The Vaccine War is the first Indian science film that I have ever seen. It has simplified cutting-edge virology and has made it accessible to non-scientists. It has done so by embedding various characters into the science, not the other way and has shown the lives of women and men behind the vaccine.
Second, it exposes and demolishes the narrative of Indian hatred that has infected some media. The filmmaker Vivek Agnihotri shows how, alongside the virus, the scientists at the ICMR (Indian Council of Medical Research) and NImmunology fought these battles too.
Contribution of Indian Scientists to Pandemic
Thirdly, our scientists have not just saved Indians but also the citizens of the 101 countries to whom the co-vaccine was provided free. The vaccine war movie reminds us to thank the ICMR and NImmunology for making the vaccine and the government for turning it into a public good.
Features of the Movie
Fourth, the storytelling is taut, emotive, gripping and inspiring. All through, I held a tear in my eye and choked in my throat, Melding science with human stories, achievements and frustrations. The Vaccine War tells a story that is as informatic and as dramatic. Fifth, the music was tuned to the story, and it hit your gut. Out of nowhere comes the Nasadiya Sukta from the Rig Veda creating a catharsis that no other sound can match.
Experiences with Actors, Crew
Sixth and this is personal, my engagement with the crew from Vivek Agnihotri, Nana Patekar, Pallavi Joshi and Anupam Kher, along with several actors, camerapersons, and makeup artists, the entire team, showed me the face of the industry that is professional diligent and untiring.
The humility of Nana Patekar ji is unbelievable.

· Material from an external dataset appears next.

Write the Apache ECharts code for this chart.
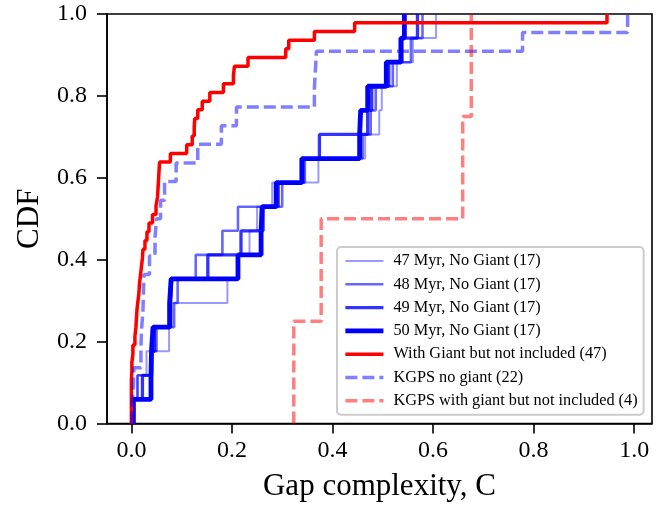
<!DOCTYPE html>
<html>
<head>
<meta charset="utf-8">
<script src="https://cdn.jsdelivr.net/npm/echarts@6/dist/echarts.min.js"></script>
<style>
html,body{margin:0;padding:0;background:#fff;}
#chart{width:671px;height:508px;}
</style>
</head>
<body>
<div id="chart"></div>
<script>
// Sorted gap-complexity values (C) for each sample; CDF steps of 1/n at each value
const seriesNames = [
  "47 Myr, No Giant (17)",
  "48 Myr, No Giant (17)",
  "49 Myr, No Giant (17)",
  "50 Myr, No Giant (17)",
  "With Giant but not included (47)",
  "KGPS no giant (22)",
  "KGPS with giant but not included (4)"
];
const myr47 = [0.004, 0.0125, 0.030, 0.075, 0.080, 0.191, 0.213, 0.235, 0.250, 0.280, 0.372, 0.465, 0.493, 0.498, 0.528, 0.560, 0.606];
const myr48 = [0.004, 0.012, 0.041, 0.050, 0.085, 0.092, 0.128, 0.181, 0.212, 0.300, 0.345, 0.460, 0.476, 0.486, 0.520, 0.556, 0.579];
const myr49 = [0.004, 0.022, 0.040, 0.046, 0.078, 0.080, 0.152, 0.218, 0.262, 0.292, 0.341, 0.374, 0.470, 0.478, 0.512, 0.538, 0.569];
const myr50 = [0.004, 0.039, 0.040, 0.043, 0.076, 0.079, 0.212, 0.258, 0.260, 0.288, 0.339, 0.454, 0.456, 0.470, 0.507, 0.536, 0.543];
const withGiant = [0.000, 0.000, 0.000, 0.000, 0.000, 0.001, 0.001, 0.003, 0.003, 0.007,
                   0.009, 0.010, 0.011, 0.013, 0.015, 0.016, 0.018, 0.020, 0.022, 0.023,
                   0.027, 0.031, 0.035, 0.042, 0.049, 0.052, 0.053, 0.054, 0.055, 0.056,
                   0.0775, 0.110, 0.121, 0.125, 0.126, 0.132, 0.141, 0.156, 0.183, 0.203,
                   0.205, 0.232, 0.307, 0.313, 0.364, 0.444, 0.946];
const kgpsNoGiant = [0.001, 0.004, 0.005, 0.019, 0.020, 0.023, 0.024, 0.025, 0.036, 0.047,
                     0.050, 0.058, 0.066, 0.089, 0.132, 0.179, 0.209, 0.364, 0.366, 0.368,
                     0.778, 0.987];
const kgpsWithGiant = [0.323, 0.3775, 0.659, 0.676];
const xTicks = [0, 0.2, 0.4, 0.6, 0.8, 1.0];
const yTicks = [0, 0.2, 0.4, 0.6, 0.8, 1.0];

function cdf(vals) {
  const n = vals.length;
  const pts = [[vals[0], 0]];
  vals.forEach((v, i) => pts.push([v, (i + 1) / n]));
  return pts;
}

const FONT = "Liberation Serif";
const styles = [
  {color: 'rgba(0,0,255,0.4)', width: 2, type: 'solid'},
  {color: 'rgba(0,0,255,0.6)', width: 2.6, type: 'solid'},
  {color: 'rgba(0,0,255,0.8)', width: 3.3, type: 'solid'},
  {color: 'rgba(0,0,255,1)', width: 4.8, type: 'solid'},
  {color: '#ff0000', width: 3.5, type: 'solid'},
  {color: 'rgba(0,0,255,0.5)', width: 3.5, type: [12, 5]},
  {color: 'rgba(255,0,0,0.5)', width: 3.5, type: [12, 5]}
];
const datasets = [myr47, myr48, myr49, myr50, withGiant, kgpsNoGiant, kgpsWithGiant];

const chart = echarts.init(document.getElementById('chart'), null, {renderer: 'canvas'});
chart.setOption({
  animation: false,
  backgroundColor: '#ffffff',
  grid: {left: 107, right: 19, top: 14, bottom: 84.5, show: true, borderColor: '#000', borderWidth: 1.6, backgroundColor: 'transparent'},
  xAxis: {
    type: 'value', min: -0.0485, max: 1.0355,
    name: 'Gap complexity, C', nameLocation: 'middle', nameGap: 48,
    nameTextStyle: {fontFamily: FONT, fontSize: 31, color: '#000'},
    axisLine: {show: true, onZero: false, lineStyle: {color: '#000', width: 1.6}},
    axisTick: {show: true, inside: false, length: 10, lineStyle: {color: '#000', width: 1.6}, customValues: xTicks},
    axisLabel: {fontFamily: FONT, fontSize: 24, color: '#000', margin: 15, customValues: xTicks, formatter: v => v.toFixed(1)},
    splitLine: {show: false}
  },
  yAxis: {
    type: 'value', min: 0, max: 1, interval: 0.2,
    name: 'CDF', nameLocation: 'middle', nameGap: 62,
    nameTextStyle: {fontFamily: FONT, fontSize: 31, color: '#000'},
    axisLine: {show: true, onZero: false, lineStyle: {color: '#000', width: 1.6}},
    axisTick: {show: true, inside: false, length: 10, lineStyle: {color: '#000', width: 1.6}},
    axisLabel: {fontFamily: FONT, fontSize: 24, color: '#000', margin: 20, customValues: yTicks, formatter: v => v.toFixed(1)},
    splitLine: {show: false}
  },
  legend: {
    orient: 'vertical', left: 337, top: 247,
    padding: [6, 6, 6, 6], itemGap: 7.3, itemWidth: 38, itemHeight: 16,
    backgroundColor: 'rgba(255,255,255,0.8)', borderColor: '#cccccc', borderWidth: 2, borderRadius: 4,
    itemStyle: {color: 'transparent', borderWidth: 0, opacity: 0},
    textStyle: {fontFamily: FONT, fontSize: 16.3, color: '#000', padding: [0, 0, 0, 5]},
    data: seriesNames.map((n, i) => ({
      name: n,
      lineStyle: {color: styles[i].color, width: styles[i].width, type: styles[i].type}
    }))
  },
  series: datasets.map((d, i) => ({
    name: seriesNames[i], type: 'line', step: 'end', showSymbol: false, symbol: 'none',
    data: cdf(d), lineStyle: styles[i], itemStyle: {color: styles[i].color},
    clip: false, z: 2 + i
  }))
});
</script>
</body>
</html>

At one point, I was moving my hands to bring the impact to my dialogue. Nanaji told me to speak with my eyes, and Anupam Kher educated me on dialogue delivery. I learnt the best, and I am grateful to both.
I have no words to express my gratitude to Vivek Agnihotri. He has turned me, a huge consumer of cinema, into an insider. Now, I cannot watch any scene in any film without appreciating the fine intricacies that go into making it. Acting in the Vaccine War has been a rich education.
It is also tempting to ask Pallavi Joshi and Vivek Agnihotri to make the next film on ISRO, but they should not fall into stereotypes. As we wait for the next film, two final words: every Indian must watch “The Vaccine War,” and every state government must make it tax-free.